Rep. Schwartz visits Abington to discuss student debt crisis

U.S. Rep. Allyson Schwartz visited Penn State Abington, highlighting the University for its policies that clarify loan options for incoming students and their families. Her press conference at Abington was sparked by a new report, which concluded that graduates from Pennsylvania colleges have the second highest average debt in the nation.

Schwartz’s concern about student debt compelled her to introduce the Know Before You Owe Act in August, which requires schools to counsel students on available financial aid options and requires private lenders to adopt commonsense steps to protect student borrowers.

“The Know Before You Owe Act requires institutions to notify students about their federal financial aid eligibility prior to certifying a private loan, something Penn State instituted on its own two years ago,” said Christopher Walters, associate director of enrollment management and retention at Abington. “The bill would require all colleges and universities to do the same, leveling the playing field for students nationwide.”

Two Abington students spoke about their own experiences navigating the financial aid process. Abington senior Laurinda Hellwig said that as a first generation college student, she didn’t have the experience of her parents to help her. Hellwig said student loans have been critical to helping her go back to school and raise her family.

“I utilize my federal loans to cover the balance of my tuition and other expenses associated with my college experience, such as the cost of books, transportation, and child care,” said Hellwig. “I applaud Rep. Schwartz for taking a leadership role to help students like me.”

Deanna Harris, a first-year student, said student loans have helped her and her father, a Marine who recently decided to get his degree, afford their college educations.
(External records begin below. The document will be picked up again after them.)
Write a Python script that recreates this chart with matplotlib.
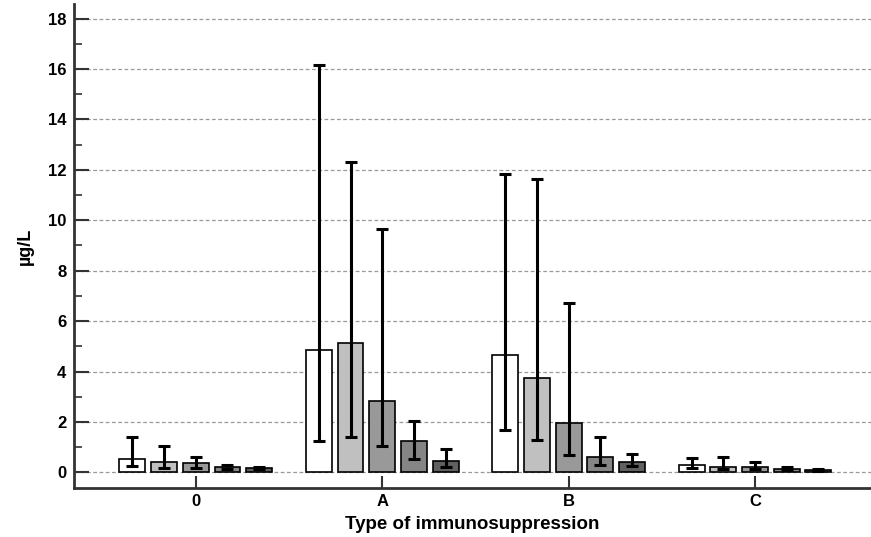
import numpy as np
import matplotlib
matplotlib.use("Agg")
import matplotlib.pyplot as plt
from matplotlib.ticker import MultipleLocator

groups = ["0", "A", "B", "C"]
bar_colors = ["#ffffff", "#c0c0c0", "#999999", "#858585", "#606060"]

# bar heights per group (5 bars each)
means_0 = [0.52, 0.43, 0.37, 0.21, 0.16]
means_A = [4.87, 5.14, 2.85, 1.25, 0.47]
means_B = [4.64, 3.76, 1.94, 0.61, 0.40]
means_C = [0.30, 0.20, 0.20, 0.14, 0.10]

# lower / upper ends of the error bars
low_0 = [0.25, 0.16, 0.16, 0.15, 0.12]
high_0 = [1.41, 1.04, 0.63, 0.31, 0.20]
low_A = [1.25, 1.40, 1.03, 0.52, 0.20]
high_A = [16.15, 12.31, 9.67, 2.02, 0.94]
low_B = [1.68, 1.28, 0.70, 0.29, 0.24]
high_B = [11.85, 11.64, 6.70, 1.42, 0.71]
low_C = [0.17, 0.12, 0.12, 0.10, 0.07]
high_C = [0.57, 0.63, 0.41, 0.20, 0.13]

means = np.array([means_0, means_A, means_B, means_C])
lows = np.array([low_0, low_A, low_B, low_C])
highs = np.array([high_0, high_A, high_B, high_C])

plt.rcParams['font.family'] = ['Liberation Sans', 'DejaVu Sans']
plt.rcParams['font.weight'] = 'bold'

fig = plt.figure(figsize=(8.71, 5.37), dpi=100)
ax = fig.add_axes([0.085, 0.0912, 0.915, 0.9014])

x = np.arange(len(groups))
step = 0.170
width = 0.139
for i in range(5):
    xs = x + (i - 2) * step
    ax.bar(xs, means[:, i], width=width, color=bar_colors[i],
           edgecolor="black", linewidth=1.2, zorder=3)
    yerr = [means[:, i] - lows[:, i], highs[:, i] - means[:, i]]
    ax.errorbar(xs, means[:, i], yerr=yerr, fmt="none", ecolor="black",
                elinewidth=2.2, capsize=4.5, capthick=2.2, zorder=4)

ax.set_xlim(-0.653, 3.622)
ax.set_ylim(-0.62, 18.58)
ax.set_xticks(x)
ax.set_xticklabels(groups)
ax.yaxis.set_major_locator(MultipleLocator(2))
ax.yaxis.set_minor_locator(MultipleLocator(1))

ax.grid(axis="y", which="major", linestyle=(0, (3, 2)), color="#999999",
        linewidth=0.9, zorder=0)
ax.set_axisbelow(True)

for side in ["top", "right"]:
    ax.spines[side].set_visible(False)
for side in ["left", "bottom"]:
    ax.spines[side].set_linewidth(2.0)
    ax.spines[side].set_color("#333333")

ax.tick_params(axis="y", which="major", direction="in", length=11, width=1.5,
               color="#333333", labelsize=12, pad=5.5)
ax.tick_params(axis="y", which="minor", direction="in", length=6, width=1.2,
               color="#333333")
ax.tick_params(axis="x", which="major", direction="in", length=9, width=1.5,
               color="#333333", labelsize=12, pad=4)

ax.set_ylabel("µg/L", fontsize=13, fontweight="bold", labelpad=10)
ax.set_xlabel("Type of immunosuppression", fontsize=13.5, fontweight="bold",
              labelpad=5)

fig.savefig("out.png", dpi=100)
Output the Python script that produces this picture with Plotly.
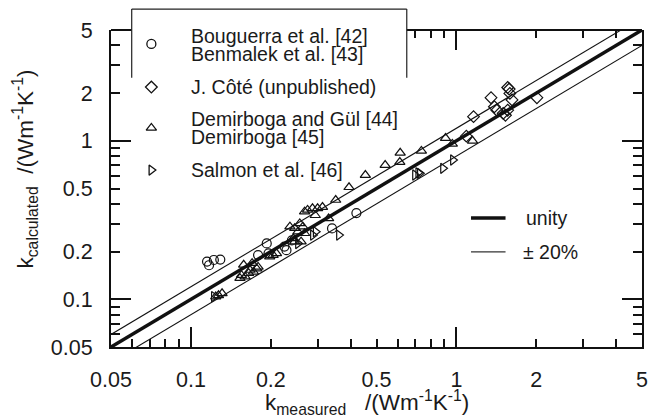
import math
import plotly.graph_objects as go

# ---------------- data ----------------
bouguerra_x = [0.115, 0.117, 0.122, 0.129, 0.179, 0.193, 0.196, 0.225, 0.229, 0.24, 0.34, 0.42]
bouguerra_y = [0.173, 0.164, 0.177, 0.178, 0.19, 0.225, 0.195, 0.215, 0.204, 0.235, 0.28, 0.35]

cote_x = [1.09, 1.16, 1.35, 1.39, 1.56, 1.58, 1.59, 1.62, 1.42, 1.5, 1.53, 1.56, 2.01]
cote_y = [1.07, 1.42, 1.87, 1.64, 2.17, 2.12, 1.99, 1.81, 1.56, 1.49, 1.45, 1.56, 1.87]

demirboga_x = [0.124, 0.127, 0.131, 0.153, 0.155, 0.16, 0.165, 0.167, 0.172, 0.177, 0.158, 0.17, 0.179,
               0.198, 0.204, 0.21, 0.236, 0.246, 0.253, 0.257, 0.264, 0.268, 0.243, 0.246, 0.26,
               0.275, 0.287, 0.30, 0.313, 0.294, 0.268, 0.33, 0.351, 0.394, 0.454, 0.539,
               0.612, 0.614, 0.738, 0.91, 0.965, 1.15]
demirboga_y = [0.104, 0.106, 0.109, 0.136, 0.142, 0.139, 0.146, 0.153, 0.149, 0.156, 0.165, 0.169, 0.16,
               0.186, 0.19, 0.195, 0.287, 0.281, 0.267, 0.301, 0.287, 0.261, 0.242, 0.231, 0.231,
               0.366, 0.375, 0.375, 0.382, 0.339, 0.357, 0.324, 0.423, 0.509, 0.608, 0.703,
               0.734, 0.84, 0.863, 1.04, 0.955, 1.0]

salmon_x = [0.122, 0.253, 0.288, 0.295, 0.361, 0.698, 0.718, 0.728, 0.89, 0.97]
salmon_y = [0.104, 0.225, 0.254, 0.267, 0.254, 0.608, 0.628, 0.623, 0.67, 0.757]

line_x = [0.05, 5.0]
band = 0.2

x_tickvals = [0.05, 0.1, 0.2, 0.5, 1, 2, 5]
x_ticktext = ["0.05", "0.1", "0.2", "0.5", "1", "2", "5"]
y_tickvals = [0.05, 0.1, 0.2, 0.5, 1, 2, 5]
y_ticktext = ["0.05", "0.1", "0.2", "0.5", "1", "2", "5"]
minor_vals = [0.06, 0.07, 0.08, 0.09, 0.3, 0.4, 0.6, 0.7, 0.8, 0.9, 3, 4]
long_vals = [0.1, 1]
top_minor_vals = [0.7, 0.8, 0.9, 2, 3, 4]

legend_names = [["Bouguerra et al. [42]", "Benmalek et al. [43]"],
                ["J. Côté (unpublished)"],
                ["Demirboga and Gül [44]", "Demirboga [45]"],
                ["Salmon et al. [46]"]]
legend_symbols = ["circle-open", "diamond-open", "triangle-up-open", "triangle-right-open"]

# ---------------- figure ----------------
FONT = "Liberation Sans, Arial, Helvetica, sans-serif"
TXT = "#1a1a1a"
rng = [math.log10(0.05), math.log10(5)]

fig = go.Figure()

# reference lines
fig.add_trace(go.Scatter(x=line_x, y=[v * (1 + band) for v in line_x], mode="lines",
                         line=dict(color="#111", width=1.1), showlegend=False, hoverinfo="skip"))
fig.add_trace(go.Scatter(x=line_x, y=[v * (1 - band) for v in line_x], mode="lines",
                         line=dict(color="#111", width=1.1), showlegend=False, hoverinfo="skip"))
fig.add_trace(go.Scatter(x=line_x, y=line_x, mode="lines",
                         line=dict(color="#111", width=3.5), showlegend=False, hoverinfo="skip"))

mk = dict(size=9, color="#111", line=dict(width=1.2, color="#111"))
for xs, ys, sym in [(bouguerra_x, bouguerra_y, "circle-open"),
                    (cote_x, cote_y, "diamond-open"),
                    (demirboga_x, demirboga_y, "triangle-up-open"),
                    (salmon_x, salmon_y, "triangle-right-open")]:
    fig.add_trace(go.Scatter(x=xs, y=ys, mode="markers",
                             marker=dict(symbol=sym, **mk), showlegend=False))

# dummy traces so overlay axes render
for xa, ya in [("x2", "y"), ("x3", "y"), ("x", "y2")]:
    fig.add_trace(go.Scatter(x=[1], y=[1], xaxis=xa, yaxis=ya, mode="markers",
                             marker=dict(opacity=0, size=1), showlegend=False, hoverinfo="skip"))

# legend markers on a linear overlay axis (domain coordinates)
leg_marker_x = 0.076
leg_marker_y = [0.956, 0.820, 0.691, 0.558]
for yy, sym in zip(leg_marker_y, legend_symbols):
    fig.add_trace(go.Scatter(x=[leg_marker_x], y=[yy], xaxis="x4", yaxis="y3", mode="markers",
                             marker=dict(symbol=sym, size=9, color="#111", line=dict(width=1.3, color="#111")),
                             cliponaxis=False, showlegend=False, hoverinfo="skip"))

tick_common = dict(ticks="inside", tickcolor="#111", tickwidth=1.6)

fig.update_layout(
    width=657, height=419,
    margin=dict(l=111, r=9, t=30, b=72),
    paper_bgcolor="white", plot_bgcolor="white",
    font=dict(family=FONT, color=TXT, size=21),
    showlegend=False,
    xaxis=dict(type="log", range=rng, tickmode="array", tickvals=x_tickvals, ticktext=x_ticktext,
               ticklen=8, showline=True, linecolor="#111", linewidth=2, mirror=False,
               showgrid=False, zeroline=False, ticklabelstandoff=12,
               tickfont=dict(size=21.5, color=TXT),
               minor=dict(tickmode="array", tickvals=minor_vals, ticklen=8, showgrid=False, **tick_common),
               **tick_common),
    xaxis2=dict(type="log", range=rng, overlaying="x", anchor="y", side="top",
                tickmode="array", tickvals=[1], ticklen=20, showticklabels=False,
                showline=False, showgrid=False, zeroline=False,
                minor=dict(tickmode="array", tickvals=top_minor_vals, ticklen=8, showgrid=False, **tick_common),
                **tick_common),
    xaxis3=dict(type="log", range=rng, overlaying="x", anchor="y", side="bottom",
                tickmode="array", tickvals=long_vals, ticklen=20, showticklabels=False,
                showline=False, showgrid=False, zeroline=False, **tick_common),
    xaxis4=dict(range=[0, 1], overlaying="x", anchor="y3", visible=False),
    yaxis=dict(type="log", range=rng, tickmode="array", tickvals=y_tickvals, ticktext=y_ticktext,
               ticklen=9, showline=True, linecolor="#111", linewidth=2, mirror="ticks",
               showgrid=False, zeroline=False, ticklabelstandoff=12,
               tickfont=dict(size=21.5, color=TXT),
               minor=dict(tickmode="array", tickvals=minor_vals, ticklen=9, showgrid=False, **tick_common),
               **tick_common),
    yaxis2=dict(type="log", range=rng, overlaying="y", anchor="x", side="left",
                tickmode="array", tickvals=long_vals, ticklen=20, showticklabels=False,
                showline=True, linecolor="#111", linewidth=2, mirror="ticks",
                showgrid=False, zeroline=False, **tick_common),
    yaxis3=dict(range=[0, 1], overlaying="y", anchor="x4", visible=False),
)

# top axis line (interrupted by legend box), legend box lines, unity legend lines
bx0, bx1, by0, by1 = 0.039, 0.557, 0.849, 1.066
shapes = [
    dict(type="line", xref="paper", yref="paper", x0=0, x1=bx0, y0=1, y1=1, line=dict(color="#111", width=2)),
    dict(type="line", xref="paper", yref="paper", x0=bx1, x1=1, y0=1, y1=1, line=dict(color="#111", width=2)),
    dict(type="line", xref="paper", yref="paper", x0=bx0, x1=bx0, y0=by0, y1=by1, line=dict(color="#222", width=1.2)),
    dict(type="line", xref="paper", yref="paper", x0=bx1, x1=bx1, y0=by0, y1=by1, line=dict(color="#222", width=1.2)),
    dict(type="line", xref="paper", yref="paper", x0=bx0, x1=bx1, y0=by1, y1=by1, line=dict(color="#222", width=1.2)),
    dict(type="line", xref="paper", yref="paper", x0=0.678, x1=0.743, y0=0.407, y1=0.407, line=dict(color="#111", width=3.5)),
    dict(type="line", xref="paper", yref="paper", x0=0.678, x1=0.743, y0=0.300, y1=0.300, line=dict(color="#333", width=1.2)),
]
fig.update_layout(shapes=shapes)

ann = []
leg_text_y = [[0.981, 0.924], [0.820], [0.719, 0.662], [0.558]]
for names, ys in zip(legend_names, leg_text_y):
    for nm, yy in zip(names, ys):
        ann.append(dict(x=0.147, y=yy, xref="paper", yref="paper", text=nm, showarrow=False,
                        xanchor="left", yanchor="middle", font=dict(size=19.5, color=TXT, family=FONT)))
ann.append(dict(x=0.778, y=0.407, xref="paper", yref="paper", text="unity", showarrow=False,
                xanchor="left", yanchor="middle", font=dict(size=19.5, color=TXT, family=FONT)))
ann.append(dict(x=0.773, y=0.300, xref="paper", yref="paper", text="± 20%", showarrow=False,
                xanchor="left", yanchor="middle", font=dict(size=19.5, color=TXT, family=FONT)))
ann.append(dict(x=0.286, y=-0.176, xref="paper", yref="paper",
                text="k<sub>measured</sub>\u00a0\u00a0\u00a0/(Wm<sup>-1</sup>K<sup>-1</sup>)", showarrow=False,
                xanchor="left", yanchor="middle", font=dict(size=22.5, color=TXT, family=FONT)))
ann.append(dict(x=-0.162, y=0.563, xref="paper", yref="paper",
                text="k<sub>calculated</sub>" + "\u00a0" * 2 + "/(Wm<sup>-1</sup>K<sup>-1</sup>)", showarrow=False,
                textangle=-90, xanchor="center", yanchor="middle", font=dict(size=22.5, color=TXT, family=FONT)))
fig.update_layout(annotations=ann)

fig.write_html("out.html")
According to a report by the Institute of College Access and Success, students graduating from Pennsylvania colleges in 2011 left campus with nearly $30,000 in loans – the second highest average in the nation. 

“With 70 percent of college graduates in the Commonwealth saddled with student loan debt, it is critical that we empower students and their families with the important information they need to make wise decisions about financing their education,” said Schwartz. “We must safeguard our students from risky loans that could have a lasting impact years after they graduate.”

According to Schwartz’s office, one of the biggest challenges facing students and college graduates is not the just the amount they borrow, but the policies of the lenders. Unlike federal student loans, private loans can have uncapped, variable rates as well as hefty origination fees and few consumer protections. The report found that a majority of student loan borrowers who turn to more expensive private student loans do so without fully exhausting all of the federal student loan options available to them. This results in increased costs for most student borrowers.

Schwartz represents the 13th Congressional District, which is comprised of portions of Montgomery County and Philadelphia.